Second, to avert large-scale violence in the region, Turkey prefers the use of a peaceful political and diplomatic discourse to resolve the crisis. Therefore, Erdoğan considers the Organization for Security and Co-operation in Europe (OSCE), not the NATO alliance, the main address for fixing the problem. Accordingly, he declared that he is ready to host the peace talks and/or the next Minsk Meeting in Istanbul or in any other Turkish city.
The four parameters
There are four parameters that determine Turkey’s policy toward the Ukrainian crisis. The first parameter is Turkey’s friendly relations with Ukraine. Ankara and Kyiv do not have any pressing negative agenda. Their political, security and economic relations are really good. Ukraine is one of Turkey’s biggest trade partners; bilateral trade has recently exceeded $7.4 billion (TL 100 billion). Last year more than 2 million Ukrainians visited Turkey. Turkey has sold effective unmanned aerial vehicles to Ukraine, which will increase its deterrent power against any external threat. The two countries have initiated a joint project to develop an engine of some strategic weapons, which is a critical subject for Turkey.
The second parameter that shapes the Turkish position in the Ukrainian crisis is its relations with Russia.

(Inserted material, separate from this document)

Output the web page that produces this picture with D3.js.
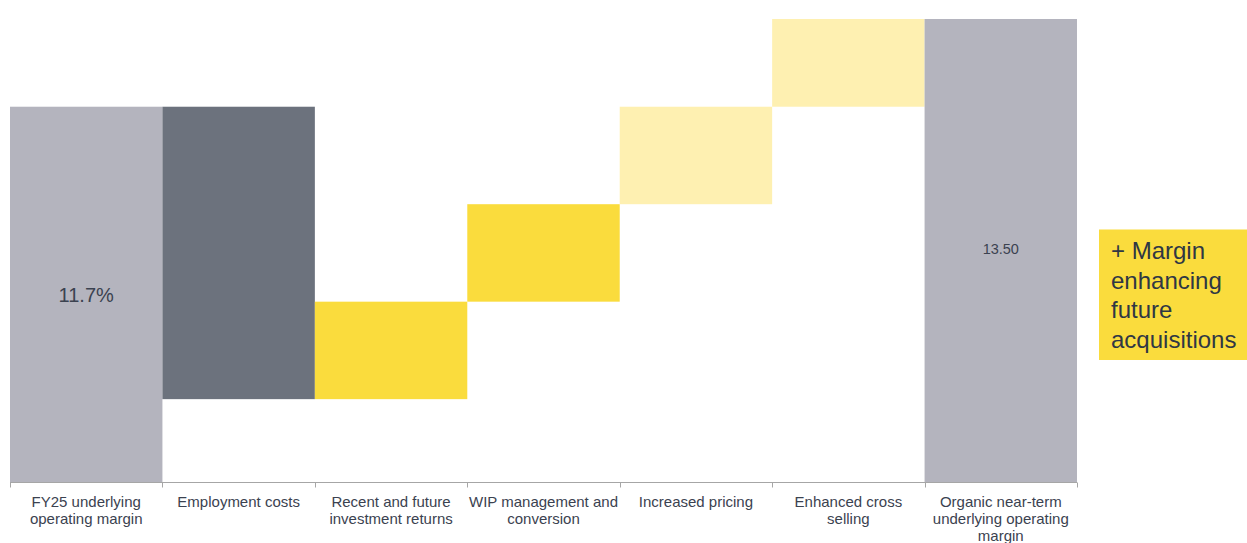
<!DOCTYPE html>
<html>
<head>
<meta charset="utf-8">
<script src="https://cdn.jsdelivr.net/npm/d3@7"></script>
<style>
  html, body { margin: 0; padding: 0; background: #ffffff; }
  svg { display: block; font-family: "Liberation Sans", Arial, sans-serif; }
</style>
</head>
<body>
<svg id="chart" width="1247" height="543"></svg>
<script>
// Waterfall steps: operating margin bridge (percentage points)
const categories = [
  "FY25 underlying operating margin",
  "Employment costs",
  "Recent and future investment returns",
  "WIP management and conversion",
  "Increased pricing",
  "Enhanced cross selling",
  "Organic near-term underlying operating margin"
];
const categoryLines = [
  ["FY25 underlying", "operating margin"],
  ["Employment costs"],
  ["Recent and future", "investment returns"],
  ["WIP management and", "conversion"],
  ["Increased pricing"],
  ["Enhanced cross", "selling"],
  ["Organic near-term", "underlying operating", "margin"]
];
const stepValues = [11.7, -6.0, 2.0, 2.0, 2.0, 1.8, 13.5];
const stepKinds = ["total", "decrease", "increase", "increase", "uplift", "uplift", "total"];
const valueLabels = ["11.7%", null, null, null, null, null, "13.50"];
const calloutLines = ["+ Margin", "enhancing", "future", "acquisitions"];

const colors = {
  total: "#b4b4be",
  decrease: "#6c727d",
  increase: "#fadc3d",
  uplift: "#fef0b1"
};

// Build running start/end for each bar
let running = 0;
const bars = categories.map((c, i) => {
  let y0, y1;
  if (stepKinds[i] === "total") {
    y0 = 4; y1 = stepValues[i];
    running = stepValues[i];
  } else {
    y0 = running; y1 = running + stepValues[i];
    running = y1;
  }
  return { cat: c, lines: categoryLines[i], kind: stepKinds[i], y0, y1, label: valueLabels[i] };
});

const svg = d3.select("#chart");

const x = d3.scaleBand().domain(categories).range([10, 1077]).padding(0);
const y = d3.scaleLinear().domain([4, 13.5]).range([482, 19]);

// Bars
svg.append("g").selectAll("rect")
  .data(bars)
  .join("rect")
  .attr("x", d => x(d.cat))
  .attr("width", x.bandwidth())
  .attr("y", d => y(Math.max(d.y0, d.y1)))
  .attr("height", d => Math.abs(y(d.y0) - y(d.y1)))
  .attr("fill", d => colors[d.kind]);

// Value labels inside total bars
svg.append("g").selectAll("text")
  .data(bars.filter(d => d.label))
  .join("text")
  .attr("x", d => x(d.cat) + x.bandwidth() / 2)
  .attr("y", (d, i) => i === 0 ? 302 : 254)
  .attr("text-anchor", "middle")
  .attr("font-size", (d, i) => i === 0 ? 20 : 14.5)
  .attr("fill", "#3b4250")
  .text(d => d.label);

// Category axis
const axisG = svg.append("g").attr("transform", "translate(0,482.5)");
axisG.append("line")
  .attr("x1", 10).attr("x2", 1077)
  .attr("stroke", "#a6a6a6").attr("stroke-width", 1);
const edges = categories.map(c => x(c)).concat([x.range()[1]]);
axisG.selectAll("line.tick")
  .data(edges)
  .join("line")
  .attr("class", "tick")
  .attr("x1", d => Math.round(d) + 0.5).attr("x2", d => Math.round(d) + 0.5)
  .attr("y1", 0).attr("y2", 5)
  .attr("stroke", "#a6a6a6").attr("stroke-width", 1);

const labelG = svg.append("g");
bars.forEach(d => {
  const t = labelG.append("text")
    .attr("text-anchor", "middle")
    .attr("font-size", 15)
    .attr("fill", "#3b4250");
  d.lines.forEach((ln, k) => {
    t.append("tspan")
      .attr("x", x(d.cat) + x.bandwidth() / 2)
      .attr("y", 507 + k * 17)
      .text(ln);
  });
});

// Callout box
svg.append("rect")
  .attr("x", 1099).attr("y", 229.5)
  .attr("width", 148).attr("height", 130.5)
  .attr("fill", "#fadc3d");
const callout = svg.append("text")
  .attr("font-size", 24)
  .attr("fill", "#2f3744");
calloutLines.forEach((ln, k) => {
  callout.append("tspan")
    .attr("x", 1111)
    .attr("y", 259 + k * 29.6)
    .text(ln);
});
</script>
</body>
</html>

Turkey follows a sectoral policy toward Russia. At a time when Turkey is otherized by most of the Western countries, Ankara’s relations with Moscow, especially in certain issue areas, are quite significant. Generally considered an exit strategy, Turkey, which has a conflictual relationship with Russia on the Syrian and the Libya crises, has improved its relations with Russia.
On the one hand, Turkey and Russia have signed an agreement under which Russia will build a nuclear reactor in Turkey. On the other hand, when the Western countries refused to sell Ankara an effective system, Turkey purchased S-400 air defense systems from Russia, which triggered a fierce reaction from the U.S. Additionally, Russia is one of the largest economic partners of Turkey. At least, Turkey is one of the leading buyers of Russian natural gas and one of the leading tourism destinations for the Russians.
The third parameter is the NATO alliance. If NATO directly intervenes in the Ukrainian crisis, naturally if all member states agree on this, then Turkey, as a member state, has to take a position against Russia. Taking sides in the crisis will come with a high cost for Turkey as well as for many NATO members such as Germany. In other words, while some NATO members, such as Poland and the Baltic states, are more vulnerable to the Russian threat, others like Germany and Turkey have an interdependent relationship with Russia. While the first group asks NATO to take measures against Russia, the second group prefers to find a diplomatic solution.
The fourth parameter is the situation of the Crimean Tatars, indigenous Turkic people of the Crimean Peninsula. Turkey does not want the Crimean Tatars, who have already suffered from the annexation of their lands by Russia, to get hurt further by the conflict. Turkish officials know well that the Crimean Tatars will be among the first victims in case of war between the two states.
To sum up, due to the parameters mentioned above, Turkey has been following a neutral policy and mediatory role in the Ukrainian crisis. Since Turkey has interdependent relationships with both Ukraine and Russia, it does not want the crisis to turn into a large-scale regional war, detrimental to all regional countries. Therefore, Turkish officials are determined to continue to work for a peaceful resolution of the crisis.